Requirements:
Omit the images, then print each record below exactly as it reads.

Extracted data:
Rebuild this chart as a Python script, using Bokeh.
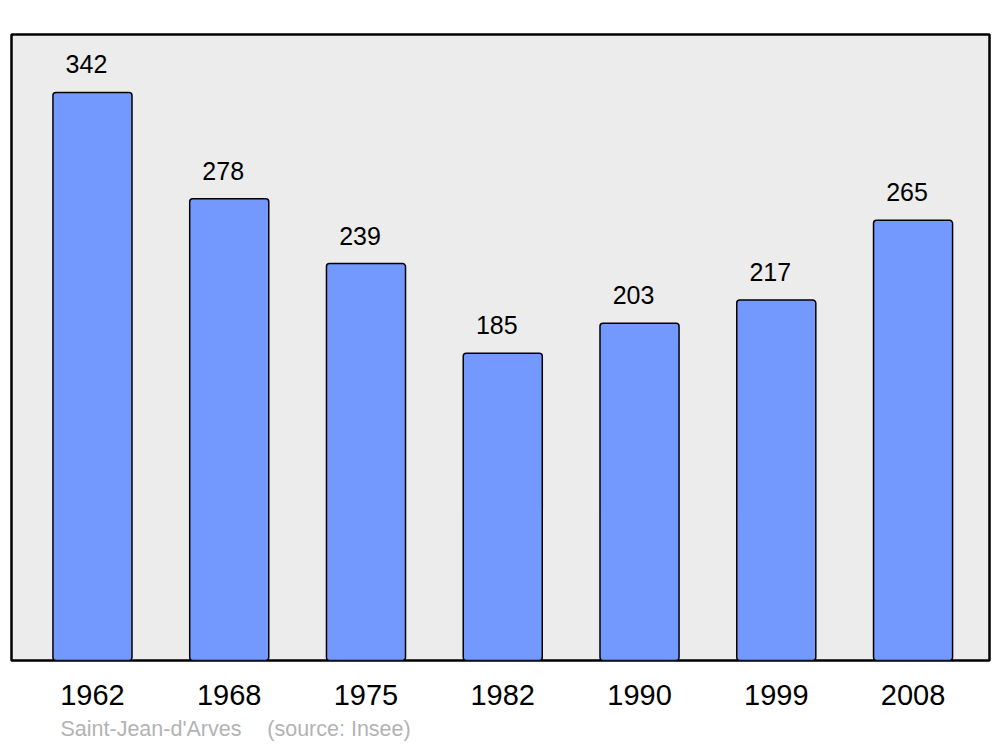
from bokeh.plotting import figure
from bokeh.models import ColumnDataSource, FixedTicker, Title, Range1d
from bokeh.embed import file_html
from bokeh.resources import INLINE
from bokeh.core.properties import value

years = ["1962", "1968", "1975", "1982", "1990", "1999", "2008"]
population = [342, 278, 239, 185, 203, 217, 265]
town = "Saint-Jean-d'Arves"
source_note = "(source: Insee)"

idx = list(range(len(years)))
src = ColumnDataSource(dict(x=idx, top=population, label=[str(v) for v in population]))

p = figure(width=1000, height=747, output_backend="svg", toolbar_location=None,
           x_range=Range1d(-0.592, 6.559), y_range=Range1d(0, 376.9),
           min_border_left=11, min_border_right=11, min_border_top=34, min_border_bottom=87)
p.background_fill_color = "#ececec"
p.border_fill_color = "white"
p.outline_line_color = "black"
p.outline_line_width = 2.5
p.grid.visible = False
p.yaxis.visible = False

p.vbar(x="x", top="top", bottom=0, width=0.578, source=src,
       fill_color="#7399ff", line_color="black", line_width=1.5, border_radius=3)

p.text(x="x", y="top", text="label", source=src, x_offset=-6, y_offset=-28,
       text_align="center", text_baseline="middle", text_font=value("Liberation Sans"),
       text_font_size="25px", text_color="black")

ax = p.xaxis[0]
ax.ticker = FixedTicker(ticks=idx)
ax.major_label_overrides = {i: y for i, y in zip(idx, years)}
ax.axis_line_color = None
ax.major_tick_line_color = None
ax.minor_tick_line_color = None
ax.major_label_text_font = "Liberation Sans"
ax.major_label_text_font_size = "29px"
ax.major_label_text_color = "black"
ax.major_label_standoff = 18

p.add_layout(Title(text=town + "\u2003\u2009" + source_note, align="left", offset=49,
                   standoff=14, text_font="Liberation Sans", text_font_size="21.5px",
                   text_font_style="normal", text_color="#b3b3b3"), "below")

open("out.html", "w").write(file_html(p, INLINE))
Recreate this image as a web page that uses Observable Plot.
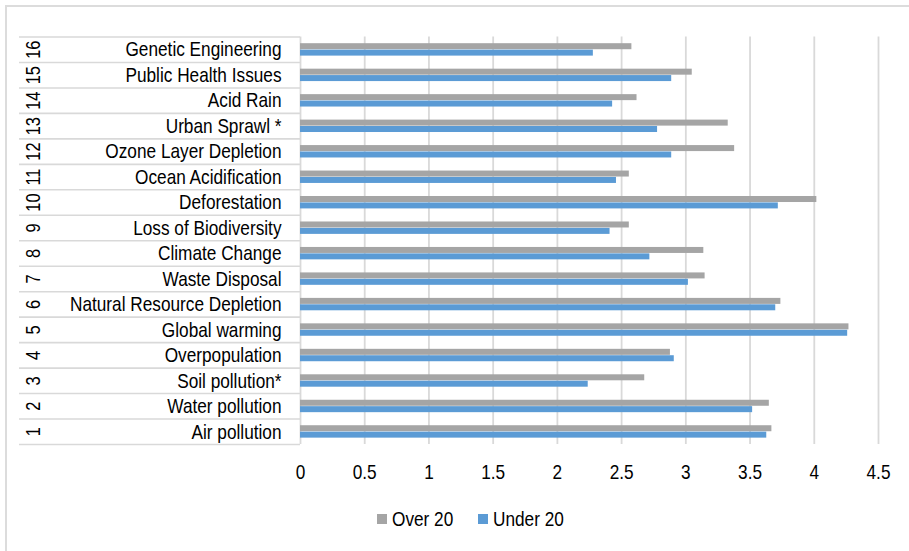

Task answer:
Rebuild this chart as a Python script, using Bokeh.
from bokeh.plotting import figure
from bokeh.models import ColumnDataSource, FixedTicker, Title, Range1d
from bokeh.embed import file_html
from bokeh.resources import INLINE
from bokeh.core.properties import value

years = ["1962", "1968", "1975", "1982", "1990", "1999", "2008"]
population = [342, 278, 239, 185, 203, 217, 265]
town = "Saint-Jean-d'Arves"
source_note = "(source: Insee)"

idx = list(range(len(years)))
src = ColumnDataSource(dict(x=idx, top=population, label=[str(v) for v in population]))

p = figure(width=1000, height=747, output_backend="svg", toolbar_location=None,
           x_range=Range1d(-0.592, 6.559), y_range=Range1d(0, 376.9),
           min_border_left=11, min_border_right=11, min_border_top=34, min_border_bottom=87)
p.background_fill_color = "#ececec"
p.border_fill_color = "white"
p.outline_line_color = "black"
p.outline_line_width = 2.5
p.grid.visible = False
p.yaxis.visible = False

p.vbar(x="x", top="top", bottom=0, width=0.578, source=src,
       fill_color="#7399ff", line_color="black", line_width=1.5, border_radius=3)

p.text(x="x", y="top", text="label", source=src, x_offset=-6, y_offset=-28,
       text_align="center", text_baseline="middle", text_font=value("Liberation Sans"),
       text_font_size="25px", text_color="black")

ax = p.xaxis[0]
ax.ticker = FixedTicker(ticks=idx)
ax.major_label_overrides = {i: y for i, y in zip(idx, years)}
ax.axis_line_color = None
ax.major_tick_line_color = None
ax.minor_tick_line_color = None
ax.major_label_text_font = "Liberation Sans"
ax.major_label_text_font_size = "29px"
ax.major_label_text_color = "black"
ax.major_label_standoff = 18

p.add_layout(Title(text=town + "\u2003\u2009" + source_note, align="left", offset=49,
                   standoff=14, text_font="Liberation Sans", text_font_size="21.5px",
                   text_font_style="normal", text_color="#b3b3b3"), "below")

open("out.html", "w").write(file_html(p, INLINE))
Recreate this image as a web page that uses Observable Plot.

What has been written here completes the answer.